Semana número 4
Ya casi no hay viejos en las puertas de las casas. Me refiero a viejos sentados ante el zaguán, en la terraza, el porche o la misma acera, tomando el fresco en verano. Pensé en ello el otro día cuando recorría Chipiona por la noche. Es la imagen que más vivamente impresiona a los que conocen Andalucía por primera vez. A la Andalucía de los pueblos, digo. La profunda sacristía que huele a cerrado, parafraseando a Machado. Hombres y mujeres, especialmente mujeres, sentados en taburetes o sillas de playa, comentando las cosas del comer y del beber mientras la gente pasa a su alrededor y la luminiscencia carcelaria de las farolas se va adueñando del cielo tras la abdicación de los colores del ocaso. Ahora uno puede caminar por las calles sin toparse con nadie pero el verano aún conserva ese rasgo voyeur que trae aparejada la calor y sus devastadoras consecuencias: abre las casas de la gente. A través de los portales abiertos uno puede, sin ofender demasiado ni parecer mirón indiscreto, asomarse a la intimidad de los hogares. Las teles encendidas presidiéndolo todo. Las panzas sin camiseta, pies descalzos sobre el mármol veteado. Hay varias cosas que definen la psique de una comunidad y una de ellas es la fisonomía de las casas, por dentro y por fuera. Lo de las teles encendidas da para pasquín o para escribir una distopía paranoica en honor a Orwell.

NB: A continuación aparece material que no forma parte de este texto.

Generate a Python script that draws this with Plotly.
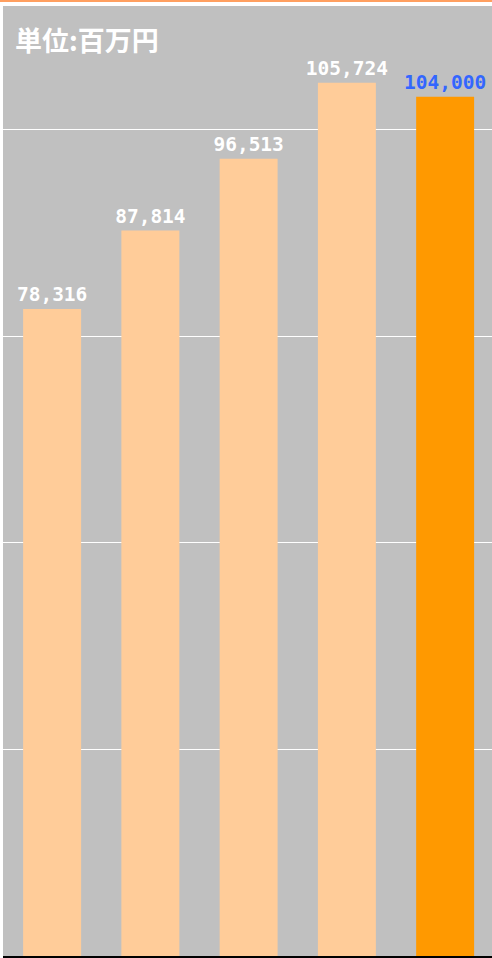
import plotly.graph_objects as go

categories = ["1", "2", "3", "4", "5"]
values = [78316, 87814, 96513, 105724, 104000]
labels = ["78,316", "87,814", "96,513", "105,724", "104,000"]
bar_colors = ["#FFCC99", "#FFCC99", "#FFCC99", "#FFCC99", "#FF9900"]
label_colors = ["#FFFFFF", "#FFFFFF", "#FFFFFF", "#FFFFFF", "#3366FF"]
title_text = "単位:百万円"

FONT = "Noto Sans CJK JP"

fig = go.Figure()
fig.add_trace(go.Bar(
    x=categories, y=values,
    marker=dict(color=bar_colors, line=dict(width=0)),
    text=labels, textposition="outside", constraintext="none",
    textfont=dict(family="DejaVu Sans Mono", size=19.5, color=label_colors, weight="bold"),
    cliponaxis=False,
    hoverinfo="skip",
))

fig.update_layout(
    width=492, height=958,
    margin=dict(l=3, r=0, t=6, b=2),
    paper_bgcolor="#FFFFFF",
    plot_bgcolor="#C0C0C0",
    bargap=0.41,
    showlegend=False,
    xaxis=dict(range=[-0.5, 4.477], showticklabels=False, ticks="", showgrid=False,
               zeroline=False, showline=True, linecolor="#000000", linewidth=2),
    yaxis=dict(range=[0, 115000], dtick=25000, showticklabels=False, ticks="",
               showgrid=True, gridcolor="#FFFFFF", gridwidth=1, zeroline=False),
    shapes=[dict(type="line", xref="paper", yref="paper", x0=-0.01, x1=1.01,
                 y0=1.0053, y1=1.0053, line=dict(color="#FF9F60", width=2))],
    annotations=[dict(text=title_text, xref="paper", yref="paper", x=0.02, y=0.965,
                      xanchor="left", yanchor="middle", showarrow=False,
                      font=dict(family=FONT, size=27, color="#FFFFFF", weight="bold"))],
)

fig.write_html("out.html", config={"displayModeBar": False},
               post_script="document.body.style.margin='0';document.body.style.overflow='hidden';")
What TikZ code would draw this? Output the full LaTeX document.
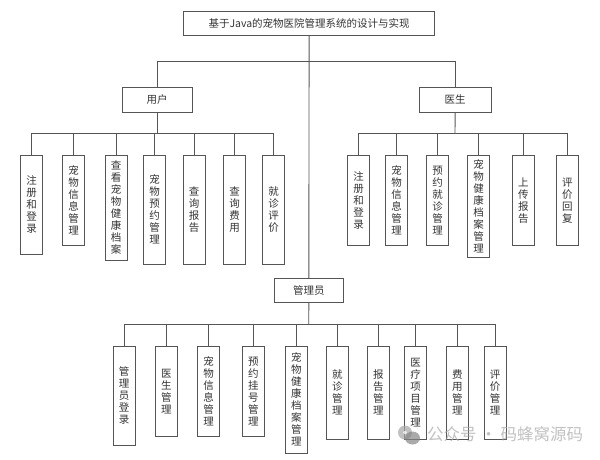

Todo gravita en torno a las pantallas. El hogar se dispone a su alrededor, las personas orbitan, danzan en silencio. Se pueden ver sus destellos desde la calle, por entre las rendijas de las persianas. Casi todos los paisanos están viendo lo mismo, a ciertas horas. La gente ha cambiado, al menos aquí, la costumbre del mentidero a la fresca en las noches veraniegas de calor insaciable, por el despanzurre ante el televisor. Además es una cosa como muy tediosa. Apenas se oyen conversaciones, la gente aparece tirada en el sofá o absorta en el móvil mientras en la pantalla hablan y afuera la calle observa. Nadie habla. No voy a juzgar lo bueno o lo malo que pueda haber en esto. Eso se lo dejo a los filósofos de la tradición, que son legión y más en Andalucía. Un mono puede ir desde el peñón de Gibraltar hasta el paso de Despeñaperros saltando de guardián de las esencias en guardián de las esencias sin tocar el suelo, y eso tiene un mérito incuestionable, no me digan que no. Tierra tan vasta en extensión y tan cultivada por la Historia y por las civilizaciones que pasaron por ella, y la de hijos de la endogamia que da por metro cuadrado. El verano, no obstante, transcurre por sus cauces naturales. No paran de obligarme a beber. Julio y agosto son como una exaltación continua de lo extraordinario, pero hecho ya rutina. No sé si me explico. El primer finde está muy bien. ¡Es verano, bebamos y recitemos a Khayyam! Como la canción de Extremoduro pero transformada en necesidad social perentoria. Es que es verano, hombre. Hemingway gozaría como un cabrón en estas noches de verano donde el celebrar es ya un servicio religioso y todo está lleno de ministros del hedonismo. Pero al tercer día se vuelve todo funesto, cotidiano, casi obligatorio. Reclamo desde aquí mi derecho a saltar de esta locomotora.